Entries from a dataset
* Begin *

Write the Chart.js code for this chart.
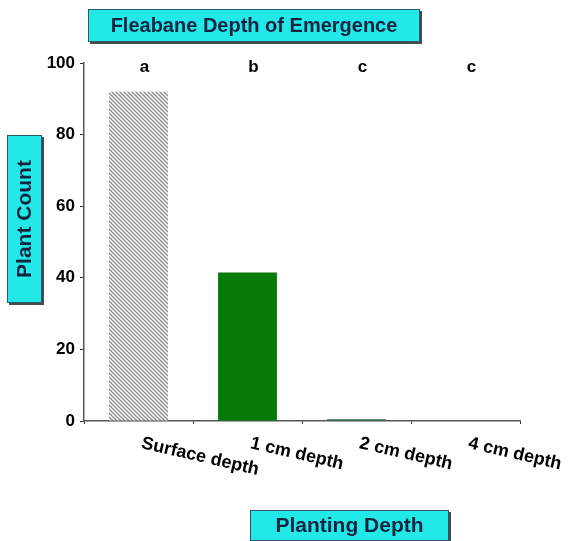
<!DOCTYPE html>
<html>
<head>
<meta charset="utf-8">
<script src="https://cdn.jsdelivr.net/npm/chart.js@4"></script>
<style>
  html, body { margin: 0; padding: 0; background: #fff; }
  #wrap { width: 571px; height: 541px; position: relative; }
</style>
</head>
<body>
<div id="wrap"><canvas id="chart" width="571" height="541"></canvas></div>
<script>
const categories = ["Surface depth", "1 cm depth", "2 cm depth", "4 cm depth"];
const plantCount = [92, 41.5, 0.5, 0];
const letters = ["a", "b", "c", "c"];
const yTicks = [0, 20, 40, 60, 80, 100];

const chartTitle = "Fleabane Depth of Emergence";
const yTitle = "Plant Count";
const xTitle = "Planting Depth";

const FONT = "Liberation Sans, Arial, sans-serif";

// hatch pattern for the surface bar
function makeHatch() {
  const c = document.createElement("canvas");
  c.width = 4; c.height = 4;
  const g = c.getContext("2d");
  g.fillStyle = "#fff";
  g.fillRect(0, 0, 4, 4);
  g.strokeStyle = "#8a8a8a";
  g.lineWidth = 1.3;
  g.beginPath();
  g.moveTo(-1, -1); g.lineTo(5, 5);
  g.moveTo(-1, 3); g.lineTo(1, 5);
  g.moveTo(3, -1); g.lineTo(5, 1);
  g.stroke();
  return g.createPattern(c, "repeat");
}

function labelBox(ctx, text, x, y, w, h, size, vertical) {
  ctx.save();
  ctx.fillStyle = "#4a4a4a";
  ctx.fillRect(x + 2, y + 2, w, h);
  ctx.fillStyle = "#22e8e8";
  ctx.fillRect(x, y, w, h);
  ctx.strokeStyle = "#2a5a6a";
  ctx.lineWidth = 1;
  ctx.strokeRect(x + 0.5, y + 0.5, w - 1, h - 1);
  ctx.fillStyle = "#14233f";
  ctx.font = "bold " + size + "px " + FONT;
  ctx.textAlign = "center";
  ctx.textBaseline = "middle";
  if (vertical) {
    ctx.translate(x + w / 2, y + h / 2);
    ctx.rotate(-Math.PI / 2);
    ctx.fillText(text, 0, 1);
  } else {
    ctx.fillText(text, x + w / 2, y + h / 2 + 1);
  }
  ctx.restore();
}

const extras = {
  id: "extras",
  afterDraw(chart) {
    const ctx = chart.ctx;
    const xs = chart.scales.x;
    const area = chart.chartArea;

    // significance letters
    ctx.save();
    ctx.fillStyle = "#000";
    ctx.font = "bold 17px " + FONT;
    ctx.textAlign = "center";
    ctx.textBaseline = "middle";
    letters.forEach((l, i) => {
      ctx.fillText(l, xs.getPixelForValue(i) + 6, area.top + 4);
    });
    ctx.restore();

    // category labels slanting down to the right
    ctx.save();
    ctx.fillStyle = "#000";
    ctx.font = "bold 18px " + FONT;
    ctx.textAlign = "left";
    ctx.textBaseline = "alphabetic";
    categories.forEach((c, i) => {
      ctx.save();
      ctx.translate(xs.getPixelForValue(i) + 2, area.bottom + 27);
      ctx.rotate(13 * Math.PI / 180);
      ctx.fillText(c, 0, 0);
      ctx.restore();
    });
    ctx.restore();

    labelBox(ctx, chartTitle, 88, 9, 332, 33, 20, false);
    labelBox(ctx, yTitle, 7, 135, 35, 168, 21, true);
    labelBox(ctx, xTitle, 250, 510, 199, 31, 21, false);
  }
};

const ctx = document.getElementById("chart").getContext("2d");
new Chart(ctx, {
  type: "bar",
  data: {
    labels: categories,
    datasets: [{
      data: plantCount,
      backgroundColor: [makeHatch(), "#087a08", "#2a6a4a", "#087a08"],
      borderWidth: 0,
      barPercentage: 0.54,
      categoryPercentage: 1
    }]
  },
  options: {
    responsive: false,
    animation: false,
    devicePixelRatio: 1,
    layout: { padding: { left: 0, top: 63, right: 51, bottom: 0 } },
    plugins: {
      legend: { display: false },
      tooltip: { enabled: false }
    },
    scales: {
      x: {
        grid: { display: true, drawOnChartArea: false, tickLength: 3, color: "#333", offset: true },
        border: { color: "#555", width: 1.5 },
        ticks: { display: false },
        afterFit(scale) { scale.height = 120; }
      },
      y: {
        min: 0,
        max: 100,
        afterBuildTicks(scale) { scale.ticks = yTicks.map(v => ({ value: v })); },
        grid: { display: true, drawOnChartArea: false, tickLength: 4, color: "#333" },
        border: { color: "#555", width: 1.5 },
        ticks: {
          color: "#000",
          padding: 5,
          font: { family: FONT, size: 17, weight: "bold" }
        },
        afterFit(scale) { scale.width = 84; }
      }
    }
  },
  plugins: [extras]
});
</script>
</body>
</html>
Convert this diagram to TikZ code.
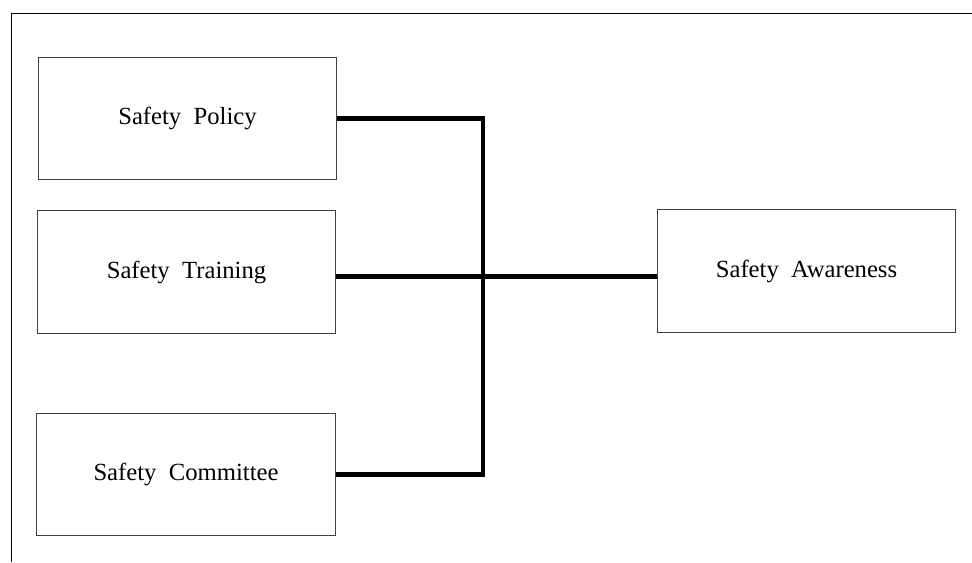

* End *

» **Directions for this task**: Reproduce the material in full, word for word, and omit the pictures.

» **Answer to this exercise**:
Write the Chart.js code for this chart.
<!DOCTYPE html>
<html>
<head>
<meta charset="utf-8">
<script src="https://cdn.jsdelivr.net/npm/chart.js@4"></script>
<style>
  html, body { margin: 0; padding: 0; background: #fff; }
  #wrap { width: 571px; height: 541px; position: relative; }
</style>
</head>
<body>
<div id="wrap"><canvas id="chart" width="571" height="541"></canvas></div>
<script>
const categories = ["Surface depth", "1 cm depth", "2 cm depth", "4 cm depth"];
const plantCount = [92, 41.5, 0.5, 0];
const letters = ["a", "b", "c", "c"];
const yTicks = [0, 20, 40, 60, 80, 100];

const chartTitle = "Fleabane Depth of Emergence";
const yTitle = "Plant Count";
const xTitle = "Planting Depth";

const FONT = "Liberation Sans, Arial, sans-serif";

// hatch pattern for the surface bar
function makeHatch() {
  const c = document.createElement("canvas");
  c.width = 4; c.height = 4;
  const g = c.getContext("2d");
  g.fillStyle = "#fff";
  g.fillRect(0, 0, 4, 4);
  g.strokeStyle = "#8a8a8a";
  g.lineWidth = 1.3;
  g.beginPath();
  g.moveTo(-1, -1); g.lineTo(5, 5);
  g.moveTo(-1, 3); g.lineTo(1, 5);
  g.moveTo(3, -1); g.lineTo(5, 1);
  g.stroke();
  return g.createPattern(c, "repeat");
}

function labelBox(ctx, text, x, y, w, h, size, vertical) {
  ctx.save();
  ctx.fillStyle = "#4a4a4a";
  ctx.fillRect(x + 2, y + 2, w, h);
  ctx.fillStyle = "#22e8e8";
  ctx.fillRect(x, y, w, h);
  ctx.strokeStyle = "#2a5a6a";
  ctx.lineWidth = 1;
  ctx.strokeRect(x + 0.5, y + 0.5, w - 1, h - 1);
  ctx.fillStyle = "#14233f";
  ctx.font = "bold " + size + "px " + FONT;
  ctx.textAlign = "center";
  ctx.textBaseline = "middle";
  if (vertical) {
    ctx.translate(x + w / 2, y + h / 2);
    ctx.rotate(-Math.PI / 2);
    ctx.fillText(text, 0, 1);
  } else {
    ctx.fillText(text, x + w / 2, y + h / 2 + 1);
  }
  ctx.restore();
}

const extras = {
  id: "extras",
  afterDraw(chart) {
    const ctx = chart.ctx;
    const xs = chart.scales.x;
    const area = chart.chartArea;

    // significance letters
    ctx.save();
    ctx.fillStyle = "#000";
    ctx.font = "bold 17px " + FONT;
    ctx.textAlign = "center";
    ctx.textBaseline = "middle";
    letters.forEach((l, i) => {
      ctx.fillText(l, xs.getPixelForValue(i) + 6, area.top + 4);
    });
    ctx.restore();

    // category labels slanting down to the right
    ctx.save();
    ctx.fillStyle = "#000";
    ctx.font = "bold 18px " + FONT;
    ctx.textAlign = "left";
    ctx.textBaseline = "alphabetic";
    categories.forEach((c, i) => {
      ctx.save();
      ctx.translate(xs.getPixelForValue(i) + 2, area.bottom + 27);
      ctx.rotate(13 * Math.PI / 180);
      ctx.fillText(c, 0, 0);
      ctx.restore();
    });
    ctx.restore();

    labelBox(ctx, chartTitle, 88, 9, 332, 33, 20, false);
    labelBox(ctx, yTitle, 7, 135, 35, 168, 21, true);
    labelBox(ctx, xTitle, 250, 510, 199, 31, 21, false);
  }
};

const ctx = document.getElementById("chart").getContext("2d");
new Chart(ctx, {
  type: "bar",
  data: {
    labels: categories,
    datasets: [{
      data: plantCount,
      backgroundColor: [makeHatch(), "#087a08", "#2a6a4a", "#087a08"],
      borderWidth: 0,
      barPercentage: 0.54,
      categoryPercentage: 1
    }]
  },
  options: {
    responsive: false,
    animation: false,
    devicePixelRatio: 1,
    layout: { padding: { left: 0, top: 63, right: 51, bottom: 0 } },
    plugins: {
      legend: { display: false },
      tooltip: { enabled: false }
    },
    scales: {
      x: {
        grid: { display: true, drawOnChartArea: false, tickLength: 3, color: "#333", offset: true },
        border: { color: "#555", width: 1.5 },
        ticks: { display: false },
        afterFit(scale) { scale.height = 120; }
      },
      y: {
        min: 0,
        max: 100,
        afterBuildTicks(scale) { scale.ticks = yTicks.map(v => ({ value: v })); },
        grid: { display: true, drawOnChartArea: false, tickLength: 4, color: "#333" },
        border: { color: "#555", width: 1.5 },
        ticks: {
          color: "#000",
          padding: 5,
          font: { family: FONT, size: 17, weight: "bold" }
        },
        afterFit(scale) { scale.width = 84; }
      }
    }
  },
  plugins: [extras]
});
</script>
</body>
</html>
Convert this diagram to TikZ code.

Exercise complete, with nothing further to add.